The
enthusiasm that greeted his emergence as governor of Imo State in May,
last year, was unprecedented. One year after, Rochas Okorocha, governor
of Imo State, who appears to be in a hurry to develop the state is not
having it easy with the opposition.
Recently,
the opposition parties in the state issued a statement asking Okorocha
to apologise to people of the state for wasting the last one year.
Their statement was signed by Charles Chukwudi of the Action Congress
of Nigeria, ACN, Vitalis Orikeze Ajumbe, All Nigeria Peoples Party,
ANPP, and 18 others.
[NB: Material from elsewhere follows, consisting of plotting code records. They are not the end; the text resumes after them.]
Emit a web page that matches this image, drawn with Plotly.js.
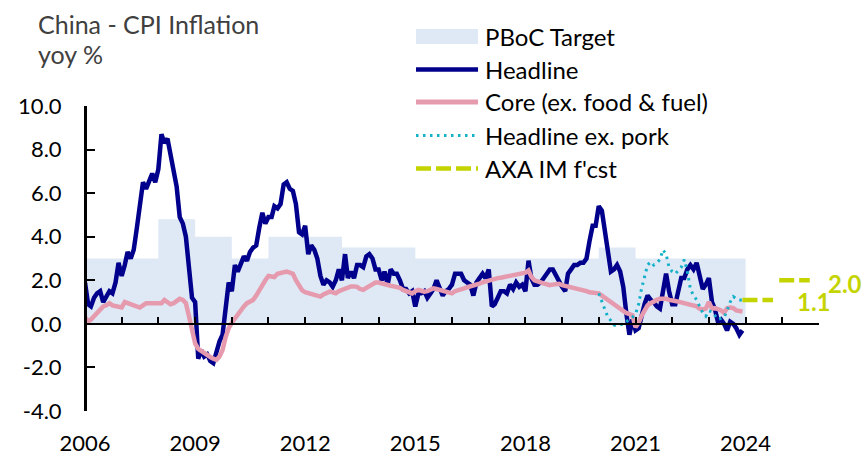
<!DOCTYPE html>
<html>
<head>
<meta charset="utf-8">
<script src="https://cdn.plot.ly/plotly-3.0.1.min.js"></script>
<style>html,body{margin:0;padding:0;background:#fff;}#chart{width:864px;height:456px;}</style>
</head>
<body>
<div id="chart"></div>
<script>
// ---------------- DATA ----------------
const startYear = 2006; // monthly series start Jan 2006
const headline = [
  1.9, 0.9, 0.8, 1.2, 1.4, 1.5, 1.0, 1.3, 1.5, 1.4, 1.9, 2.8,   // 2006
  2.2, 2.7, 3.3, 3.0, 3.4, 4.4, 5.6, 6.5, 6.2, 6.5, 6.9, 6.5,   // 2007
  7.1, 8.7, 8.3, 8.5, 7.7, 7.1, 6.3, 4.9, 4.6, 4.0, 2.4, 1.2,   // 2008
  1.0, -1.6, -1.2, -1.5, -1.4, -1.7, -1.8, -1.2, -0.8, -0.5, 0.6, 1.9, // 2009
  1.5, 2.7, 2.4, 2.8, 3.1, 2.9, 3.3, 3.5, 3.6, 4.4, 5.1, 4.6,   // 2010
  4.9, 4.9, 5.4, 5.3, 5.5, 6.4, 6.5, 6.2, 6.1, 5.5, 4.2, 4.1,   // 2011
  4.5, 3.2, 3.6, 3.4, 3.0, 2.2, 1.8, 2.0, 1.9, 1.7, 2.0, 2.5,   // 2012
  2.0, 3.2, 2.1, 2.4, 2.1, 2.7, 2.7, 2.6, 3.1, 3.2, 3.0, 2.5,   // 2013
  2.5, 2.0, 2.4, 1.8, 2.5, 2.3, 2.3, 2.0, 1.6, 1.6, 1.4, 1.5,   // 2014
  0.8, 1.4, 1.4, 1.5, 1.2, 1.4, 1.6, 2.0, 1.6, 1.3, 1.5, 1.6,   // 2015
  1.8, 2.3, 2.3, 2.3, 2.0, 1.9, 1.8, 1.3, 1.9, 2.1, 2.3, 2.1,   // 2016
  2.5, 0.8, 0.9, 1.2, 1.5, 1.5, 1.4, 1.8, 1.6, 1.9, 1.7, 1.8,   // 2017
  1.5, 2.9, 2.1, 1.8, 1.8, 1.9, 2.1, 2.3, 2.5, 2.5, 2.2, 1.9,   // 2018
  1.7, 1.5, 2.3, 2.5, 2.7, 2.7, 2.8, 2.8, 3.0, 3.8, 4.5, 4.5,   // 2019
  5.4, 5.2, 4.3, 3.3, 2.4, 2.5, 2.7, 2.4, 1.7, 0.5, -0.5, 0.2,  // 2020
  -0.3, -0.2, 0.4, 0.9, 1.3, 1.1, 1.0, 0.8, 0.7, 1.5, 2.3, 1.5, // 2021
  0.9, 0.9, 1.5, 2.1, 2.1, 2.5, 2.7, 2.5, 2.8, 2.1, 1.6, 1.8,   // 2022
  2.1, 1.0, 0.7, 0.1, 0.2, 0.0, -0.3, 0.1, 0.0, -0.2, -0.5, -0.3 // 2023
];
const core = [
  0.3, 0.1, 0.2, 0.35, 0.55, 0.65, 0.8, 0.85, 0.95, 0.85, 0.8, 0.75,        // 2006
  0.75, 1.0, 0.95, 0.9, 0.85, 0.8, 0.75, 0.85, 0.95, 0.95, 0.95, 0.95,      // 2007
  0.9, 0.95, 1.1, 1.0, 0.9, 0.95, 1.05, 1.15, 1.1, 0.95, 0.35, -0.4,        // 2008
  -0.9, -1.15, -1.25, -1.35, -1.45, -1.52, -1.6, -1.65, -1.5, -1.2, -0.6, -0.2, // 2009
  0.05, 0.25, 0.45, 0.6, 0.8, 0.95, 1.05, 1.1, 1.3, 1.55, 1.8, 2.0,         // 2010
  2.2, 2.2, 2.15, 2.3, 2.35, 2.4, 2.4, 2.35, 2.3, 2.0, 1.8, 1.55,           // 2011
  1.45, 1.4, 1.35, 1.33, 1.28, 1.25, 1.35, 1.4, 1.48, 1.45, 1.4, 1.5,       // 2012
  1.56, 1.65, 1.7, 1.72, 1.72, 1.7, 1.6, 1.56, 1.65, 1.72, 1.8, 1.9,        // 2013
  1.9, 1.85, 1.8, 1.78, 1.75, 1.72, 1.7, 1.65, 1.56, 1.5, 1.42, 1.4,        // 2014
  1.5, 1.56, 1.52, 1.48, 1.5, 1.56, 1.63, 1.6, 1.56, 1.52, 1.45, 1.4,       // 2015
  1.4, 1.5, 1.56, 1.6, 1.63, 1.68, 1.71, 1.75, 1.8, 1.85, 1.9, 1.95,        // 2016
  2.0, 2.05, 2.08, 2.1, 2.12, 2.15, 2.16, 2.2, 2.24, 2.26, 2.28, 2.3,       // 2017
  2.35, 2.45, 2.16, 2.0, 1.94, 1.9, 1.86, 1.82, 1.78, 1.8, 1.84, 1.84,      // 2018
  1.78, 1.75, 1.7, 1.65, 1.63, 1.6, 1.56, 1.56, 1.5, 1.45, 1.42, 1.4,       // 2019
  1.4, 1.3, 1.2, 1.1, 1.0, 0.87, 0.8, 0.68, 0.6, 0.5, 0.45, 0.4,            // 2020
  -0.15, 0.05, 0.35, 0.65, 0.85, 0.95, 1.05, 1.1, 1.15, 1.17, 1.15, 1.1,    // 2021
  1.1, 1.05, 1.02, 0.98, 0.95, 0.95, 0.9, 0.85, 0.8, 0.7, 0.65, 0.7,        // 2022
  1.0, 0.7, 0.72, 0.68, 0.62, 0.5, 0.72, 0.75, 0.72, 0.62, 0.57, 0.57       // 2023
];
const exPorkStartYear = 2020;
const exPork = [
  1.4, 1.0, 0.6, 0.3, 0.15, -0.05, -0.1, -0.05, 0.0, 0.1, 0.2, 0.3,  // 2020
  0.45, 0.9, 1.6, 2.2, 2.7, 2.85, 2.7, 2.8, 2.95, 3.4, 3.2, 2.6,     // 2021
  2.4, 2.3, 2.45, 2.6, 2.95, 2.4, 1.6, 1.3, 1.1, 0.8, 0.5, 0.35,     // 2022
  0.6, 0.55, 0.4, 0.2, 0.25, 0.3, 0.6, 1.0, 1.25, 1.15, 1.1, 1.1     // 2023
];
const targetYears  = [2006,2007,2008,2009,2010,2011,2012,2013,2014,2015,2016,2017,2018,2019,2020,2021,2022,2023];
const targetValues = [3.0, 3.0, 4.8, 4.0, 3.0, 4.0, 4.0, 3.5, 3.5, 3.0, 3.0, 3.0, 3.0, 3.0, 3.5, 3.0, 3.0, 3.0];
const fcstDates  = ['2023-12-01', '2024-10-01', '2024-11-01', '2024-12-01', '2025-10-01'];
const fcstValues = [1.1, 1.1, null, 2.0, 2.0];
const fcstLabels = ['', '1.1', '', '', '2.0'];
const yTickVals   = [-4, -2, 0, 2, 4, 6, 8, 10];
const yTickLabels = ['-4.0', '-2.0', '0.0', '2.0', '4.0', '6.0', '8.0', '10.0'];
const xTickYears  = [2006,2007,2008,2009,2010,2011,2012,2013,2014,2015,2016,2017,2018,2019,2020,2021,2022,2023,2024,2025,2026];
const xLabelYears = ['2006','2009','2012','2015','2018','2021','2024'];
const seriesNames = ['PBoC Target', 'Headline', 'Core (ex. food & fuel)', 'Headline ex. pork', "AXA IM f'cst"];

// ---------------- HELPERS ----------------
function monthDates(y0, n) {
  const out = [];
  for (let i = 0; i < n; i++) {
    const y = y0 + Math.floor(i / 12), m = (i % 12) + 1;
    out.push(y + '-' + String(m).padStart(2, '0') + '-01');
  }
  return out;
}
const C = {
  fill: '#dfe8f5', head: '#00008c', core: '#e59aae', pork: '#14b1c9', fcst: '#c4d400'
};
const FONT = 'Lato, "Open Sans", sans-serif';

const tX = targetYears.map(y => y + '-01-01').concat([(targetYears[targetYears.length - 1] + 1) + '-01-01']);
const tY = targetValues.concat([targetValues[targetValues.length - 1]]);

const traces = [
  { x: tX, y: tY, type: 'scatter', mode: 'lines', line: { width: 0, shape: 'hv', color: C.fill },
    fill: 'tozeroy', fillcolor: C.fill, name: seriesNames[0], hoverinfo: 'skip' },
  { x: monthDates(startYear, headline.length), y: headline, type: 'scatter', mode: 'lines',
    line: { color: C.head, width: 4.5 }, name: seriesNames[1] },
  { x: monthDates(startYear, core.length), y: core, type: 'scatter', mode: 'lines',
    line: { color: C.core, width: 4.5 }, name: seriesNames[2] },
  { x: monthDates(exPorkStartYear, exPork.length), y: exPork, type: 'scatter', mode: 'lines',
    line: { color: C.pork, width: 3, dash: '2.5px,4.5px' }, name: seriesNames[3] },
  { x: fcstDates, y: fcstValues, type: 'scatter', mode: 'lines', connectgaps: false,
    line: { color: C.fcst, width: 4.5, dash: '15px,5px' }, name: seriesNames[4] }
];

// plot area in pixels (for legend placement)
const M = { l: 85, r: 45, t: 106, b: 45 };
const W = 864, H = 456;
const PW = W - M.l - M.r, PH = H - M.t - M.b;
const px = x => (x - M.l) / PW;
const py = y => (H - M.b - y) / PH;

const shapes = [];
const annotations = [];
// custom legend
const legY = [36.5, 69.5, 102, 135.5, 168.5];
const legX0 = 416, legX1 = 478, legTX = 483;
shapes.push({ type: 'rect', xref: 'paper', yref: 'paper', x0: px(legX0), x1: px(legX1),
  y0: py(legY[0] + 7.5), y1: py(legY[0] - 7.5), fillcolor: C.fill, line: { width: 0 } });
const legLines = [
  { c: C.head, w: 4.5, d: 'solid' },
  { c: C.core, w: 5, d: 'solid' },
  { c: C.pork, w: 3, d: '2.5px,4.5px' },
  { c: C.fcst, w: 4.5, d: '15px,5px' }
];
legLines.forEach((s, i) => {
  shapes.push({ type: 'line', xref: 'paper', yref: 'paper', x0: px(legX0), x1: px(legX1),
    y0: py(legY[i + 1]), y1: py(legY[i + 1]), line: { color: s.c, width: s.w, dash: s.d } });
});
seriesNames.forEach((n, i) => {
  annotations.push({ xref: 'paper', yref: 'paper', x: px(legTX), y: py(legY[i]), text: n,
    showarrow: false, xanchor: 'left', yanchor: 'middle', font: { family: FONT, size: 24, color: '#000' } });
});
// title
annotations.push({ xref: 'paper', yref: 'paper', x: px(36), y: py(24), text: 'China - CPI Inflation',
  showarrow: false, xanchor: 'left', yanchor: 'middle', font: { family: FONT, size: 25, color: '#404040' } });
annotations.push({ xref: 'paper', yref: 'paper', x: px(36), y: py(54), text: 'yoy %',
  showarrow: false, xanchor: 'left', yanchor: 'middle', font: { family: FONT, size: 25, color: '#404040' } });
// forecast value labels
fcstLabels.forEach((t, i) => {
  if (!t) return;
  annotations.push({ x: fcstDates[i], y: fcstValues[i], xref: 'x', yref: 'y', text: '<b>' + t + '</b>',
    showarrow: false, xanchor: 'left', yanchor: 'middle', xshift: (t === '2.0' ? 16 : 22), yshift: (t === '2.0' ? -3 : -2),
    font: { family: FONT, size: 24, color: C.fcst } });
});

const xTickText = xTickYears.map(y => xLabelYears.indexOf(String(y)) >= 0 ? String(y) : '');

const layout = {
  width: W, height: H,
  margin: { l: M.l, r: M.r, t: M.t, b: M.b, pad: 0 },
  paper_bgcolor: '#fff', plot_bgcolor: '#fff',
  showlegend: false,
  xaxis: {
    type: 'date', range: ['2006-01-01', '2026-01-01'],
    anchor: 'free', position: 4 / 14,
    showline: true, linecolor: '#000', linewidth: 2.5,
    ticks: 'inside', ticklen: 6, tickwidth: 2, tickcolor: '#000',
    tickmode: 'array', tickvals: xTickYears.map(y => y + '-01-01'), ticktext: xTickText,
    ticklabelstandoff: 99,
    showgrid: false, zeroline: false,
    tickfont: { family: FONT, size: 22, color: '#000' }
  },
  yaxis: {
    range: [-4, 10], anchor: 'free', position: 0,
    tickmode: 'array', tickvals: yTickVals, ticktext: yTickLabels,
    ticks: 'inside', ticklen: 8, tickwidth: 2, tickcolor: '#000',
    showline: true, linecolor: '#000', linewidth: 2.5,
    ticklabelstandoff: 18,
    showgrid: false, zeroline: false,
    tickfont: { family: FONT, size: 22, color: '#000' }
  },
  shapes: shapes,
  annotations: annotations
};

Plotly.newPlot('chart', traces, layout, { staticPlot: true, displayModeBar: false });
</script>
</body>
</html>
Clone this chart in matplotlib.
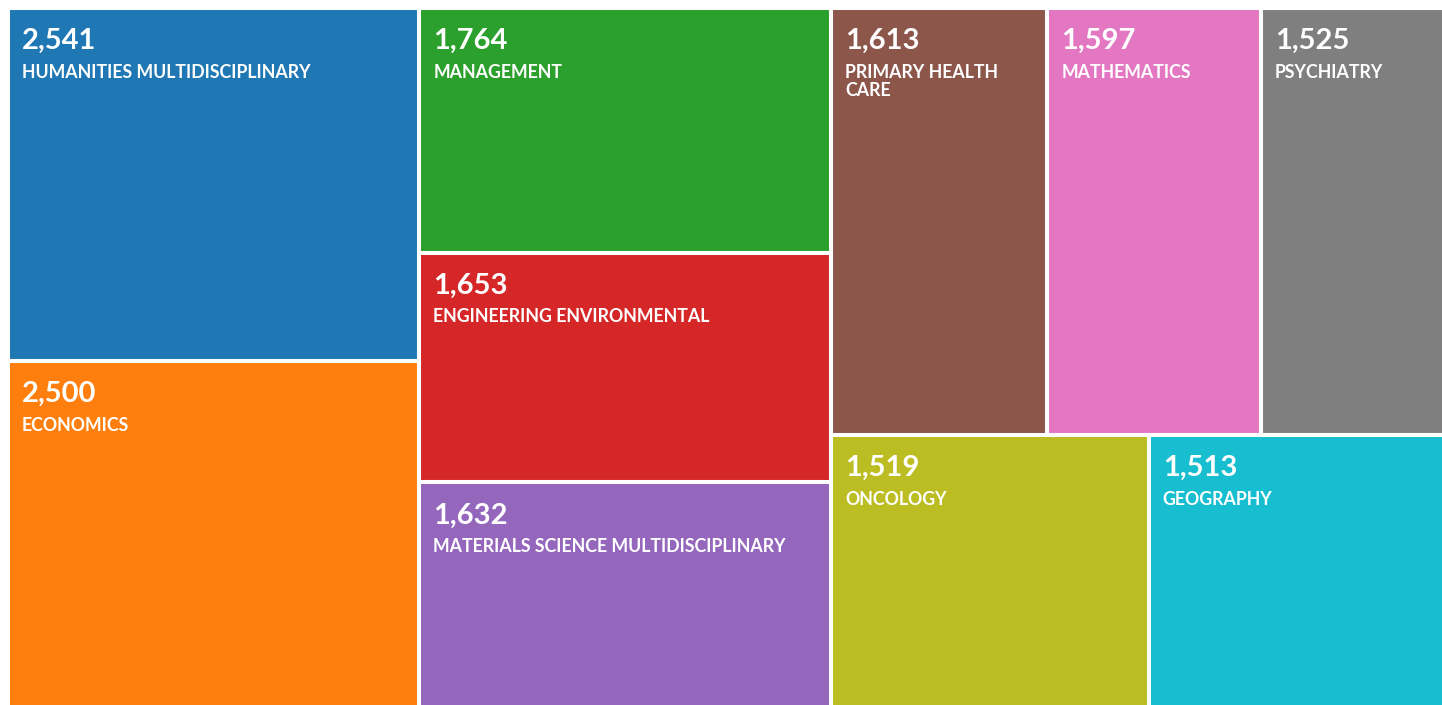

They chided the governor for non-payment of
contractors which resulted in the abandonment of many rural roads.
According to them, the abandonment of the road projects has left them
worse than they were before they were opened up. They wondered why the
haste with which the administration tackled the roads as if the world
was coming to an end. The opposition likened the proposed community
government council after scrapping of development centres to selling a
dog to procure a monkey.
The
opposition parties were also piqued by the planned secondment of civil
servants to their villages, stressing that the implementation of the
policy would lead to mass deaths in the state. Similarly, the
commercialisation policy of the administration also drew the ire of the
opposition politicians. According to them, commercialising government
services would deny the poor access to such services.
They
faulted the governor for destroying people’s houses in Orlu and Okigwe
zones without compensation, and also refusing to pay genuine debts
incurred by the Ikedi Ohakim administration, his predecessor. This
development, they said, was responsible for the cash squeeze in the
state at the moment. They were equally not comfortable with the
governor’s pattern of free education and urged him to travel to the
west to learn how to run free education.
But
Iheugwumere Henry Alaribe, chairman Board of Trustees, BOT, Imo Rescue
Mission, disagreed with the opposition by commending the free education
programme of the state. He explained that the programme would enable
every Imo citizen acquire education. On the Community Government
Council, CGC, the chairmen noted that it was aimed at taking
developmental projects to the grassroots, and close the gap between the
urban and rural city.
According
to him, “through CGC, it is easier for people at the rural areas to
understand the policies and projects of the state government. What the
state government is doing is to ensure that development begins in the
rural areas because people have impression that local governments have
not performed well in the rural areas.” He urged the state civil
servants to embrace the novel policy to complement the effort of the
state government on infrastructural development.
Chioma
Ogoke, state commissioner for housing and urban development, also said
the state has witnessed tremendous transformational development in the
areas of education and infrastructure in the last one year. Such
achievements, she pointed out, include the resuscitation of the Nsu
Tile Ltd, the Standard Shoe Industry in Owerri, the establishment of
the Advanced Professional Studies, the Ojukwu Centre and the renovation
of the former Parliamentarian Building among others.
In
an apparent bid to strengthen his administration for the challenges
ahead, Okorocha last week effected a shake-up of his cabinet leading to
dropping of six commissioners in the Imo State Executive Council. He
also sent a list of new nominees to the state house of assembly.The
affected commissioners include Ejike Uche, Public Utilities and Rural
Development; Ogueri Enwerem, Commerce and Industry; Obinna Duruji,
Information and Strategy, and Ogwazuo, Culture and Tourism. Others are
Nelson Ezerioha, Transport, and Ann Dozie of Women Affairs and Social
Development.
Eze
Madumere, chief of staff to the governor, told journalists after State
Executive Council meeting at the Government House June 13, that a list
of new commissioner nominees has been forwarded to the House of
Assembly for screening. He gave the names of the nominees as Uche
Mbanaso, the mayor of Orlu; Chinedu Offor, the Senior Special Assistant
to the Governor on Media, Ugochi Nnanna Okoro; Chima
Iwuchukwu; Emma Ekweremba and Charles Onuoha, the Senior Special
Assistant on MDGs. Madumere added that the governor also effected a
minor reshufflement which also affected some Special Assistants and
Senior Special Assistants whose list would soon be made public. He
explained that the affected appointees were dropped because of the
desire of the governor to effect some changes and re-jig the machinery
of governance, after a re-assessment of progress made by the present
administration in the past one year.